WHAT YOU HAVE TO DO> Without the pictures, print the lines running from the beginning of the material to the line containing "minimum width=93pt](psikiyatri) at", both ends included.

DATASET EXCERPT>

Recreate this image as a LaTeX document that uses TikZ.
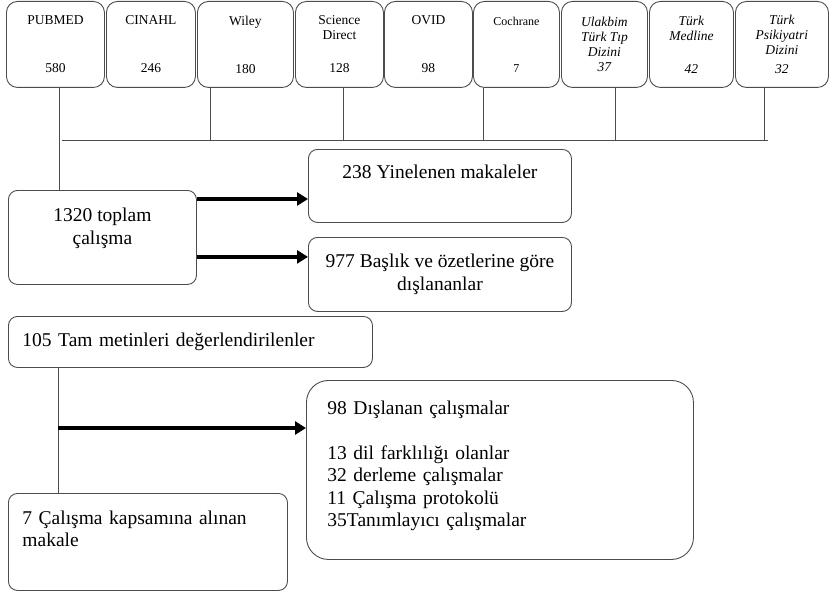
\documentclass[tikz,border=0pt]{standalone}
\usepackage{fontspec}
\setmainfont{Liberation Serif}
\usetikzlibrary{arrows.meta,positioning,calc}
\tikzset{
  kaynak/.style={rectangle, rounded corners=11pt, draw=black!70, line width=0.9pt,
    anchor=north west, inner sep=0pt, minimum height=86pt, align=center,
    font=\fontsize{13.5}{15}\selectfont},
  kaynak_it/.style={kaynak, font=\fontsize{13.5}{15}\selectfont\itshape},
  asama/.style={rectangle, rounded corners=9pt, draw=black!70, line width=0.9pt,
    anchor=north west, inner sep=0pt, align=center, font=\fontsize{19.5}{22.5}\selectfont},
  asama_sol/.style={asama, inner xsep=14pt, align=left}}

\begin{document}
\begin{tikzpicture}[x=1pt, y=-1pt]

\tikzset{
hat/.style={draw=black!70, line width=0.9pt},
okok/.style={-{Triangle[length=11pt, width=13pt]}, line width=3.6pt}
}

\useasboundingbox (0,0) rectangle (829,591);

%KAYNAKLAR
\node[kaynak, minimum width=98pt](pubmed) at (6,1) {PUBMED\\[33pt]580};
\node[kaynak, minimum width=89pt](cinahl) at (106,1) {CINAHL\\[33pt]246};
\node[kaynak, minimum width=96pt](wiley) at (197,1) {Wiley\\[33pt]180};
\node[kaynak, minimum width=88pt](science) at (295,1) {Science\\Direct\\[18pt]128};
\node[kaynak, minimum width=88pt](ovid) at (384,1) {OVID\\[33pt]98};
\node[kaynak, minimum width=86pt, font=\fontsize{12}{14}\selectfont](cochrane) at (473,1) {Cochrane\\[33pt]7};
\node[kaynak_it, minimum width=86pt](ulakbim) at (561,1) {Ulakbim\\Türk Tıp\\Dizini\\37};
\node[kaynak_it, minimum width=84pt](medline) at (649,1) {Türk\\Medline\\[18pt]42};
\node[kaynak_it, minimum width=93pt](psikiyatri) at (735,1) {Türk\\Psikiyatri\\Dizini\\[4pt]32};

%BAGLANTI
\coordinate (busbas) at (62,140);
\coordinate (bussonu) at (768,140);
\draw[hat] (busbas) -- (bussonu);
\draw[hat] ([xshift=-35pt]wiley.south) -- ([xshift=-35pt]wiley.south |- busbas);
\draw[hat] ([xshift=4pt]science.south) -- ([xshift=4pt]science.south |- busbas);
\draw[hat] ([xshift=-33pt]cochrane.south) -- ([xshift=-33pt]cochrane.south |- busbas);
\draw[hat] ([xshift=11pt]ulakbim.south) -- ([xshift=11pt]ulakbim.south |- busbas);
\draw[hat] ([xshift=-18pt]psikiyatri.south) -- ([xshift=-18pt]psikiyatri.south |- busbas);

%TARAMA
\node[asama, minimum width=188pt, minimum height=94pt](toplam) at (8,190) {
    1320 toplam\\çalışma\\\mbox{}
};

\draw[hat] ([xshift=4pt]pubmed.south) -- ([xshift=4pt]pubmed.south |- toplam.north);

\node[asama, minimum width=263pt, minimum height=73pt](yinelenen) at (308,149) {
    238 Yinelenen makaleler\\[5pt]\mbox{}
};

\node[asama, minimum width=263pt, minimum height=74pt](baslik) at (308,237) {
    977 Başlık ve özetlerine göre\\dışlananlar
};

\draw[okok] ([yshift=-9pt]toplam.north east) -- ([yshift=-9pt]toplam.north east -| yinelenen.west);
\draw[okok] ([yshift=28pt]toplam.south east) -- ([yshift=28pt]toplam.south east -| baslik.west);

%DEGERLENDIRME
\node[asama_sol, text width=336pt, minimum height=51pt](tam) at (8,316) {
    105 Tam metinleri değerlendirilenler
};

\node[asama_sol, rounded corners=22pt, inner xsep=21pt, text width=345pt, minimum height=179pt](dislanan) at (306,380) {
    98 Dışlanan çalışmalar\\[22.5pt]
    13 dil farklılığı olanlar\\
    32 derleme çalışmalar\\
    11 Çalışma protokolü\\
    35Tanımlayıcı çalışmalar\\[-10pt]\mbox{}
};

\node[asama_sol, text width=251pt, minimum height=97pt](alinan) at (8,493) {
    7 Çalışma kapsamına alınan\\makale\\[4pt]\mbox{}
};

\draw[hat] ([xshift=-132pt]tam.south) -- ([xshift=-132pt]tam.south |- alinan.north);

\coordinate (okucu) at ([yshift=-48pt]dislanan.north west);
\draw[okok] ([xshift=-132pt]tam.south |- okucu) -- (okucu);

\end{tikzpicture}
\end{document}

RESULT FOR THIS EXERCISE>
Recreate this image as a LaTeX document that uses TikZ.
\documentclass[tikz,border=0pt]{standalone}
\usepackage{fontspec}
\setmainfont{Liberation Serif}
\usetikzlibrary{arrows.meta,positioning,calc}
\tikzset{
  kaynak/.style={rectangle, rounded corners=11pt, draw=black!70, line width=0.9pt,
    anchor=north west, inner sep=0pt, minimum height=86pt, align=center,
    font=\fontsize{13.5}{15}\selectfont},
  kaynak_it/.style={kaynak, font=\fontsize{13.5}{15}\selectfont\itshape},
  asama/.style={rectangle, rounded corners=9pt, draw=black!70, line width=0.9pt,
    anchor=north west, inner sep=0pt, align=center, font=\fontsize{19.5}{22.5}\selectfont},
  asama_sol/.style={asama, inner xsep=14pt, align=left}}

\begin{document}
\begin{tikzpicture}[x=1pt, y=-1pt]

\tikzset{
hat/.style={draw=black!70, line width=0.9pt},
okok/.style={-{Triangle[length=11pt, width=13pt]}, line width=3.6pt}
}

\useasboundingbox (0,0) rectangle (829,591);

%KAYNAKLAR
\node[kaynak, minimum width=98pt](pubmed) at (6,1) {PUBMED\\[33pt]580};
\node[kaynak, minimum width=89pt](cinahl) at (106,1) {CINAHL\\[33pt]246};
\node[kaynak, minimum width=96pt](wiley) at (197,1) {Wiley\\[33pt]180};
\node[kaynak, minimum width=88pt](science) at (295,1) {Science\\Direct\\[18pt]128};
\node[kaynak, minimum width=88pt](ovid) at (384,1) {OVID\\[33pt]98};
\node[kaynak, minimum width=86pt, font=\fontsize{12}{14}\selectfont](cochrane) at (473,1) {Cochrane\\[33pt]7};
\node[kaynak_it, minimum width=86pt](ulakbim) at (561,1) {Ulakbim\\Türk Tıp\\Dizini\\37};
\node[kaynak_it, minimum width=84pt](medline) at (649,1) {Türk\\Medline\\[18pt]42};
\node[kaynak_it, minimum width=93pt](psikiyatri) at (735,1) {Türk\\Psikiyatri\\Dizini\\[4pt]32};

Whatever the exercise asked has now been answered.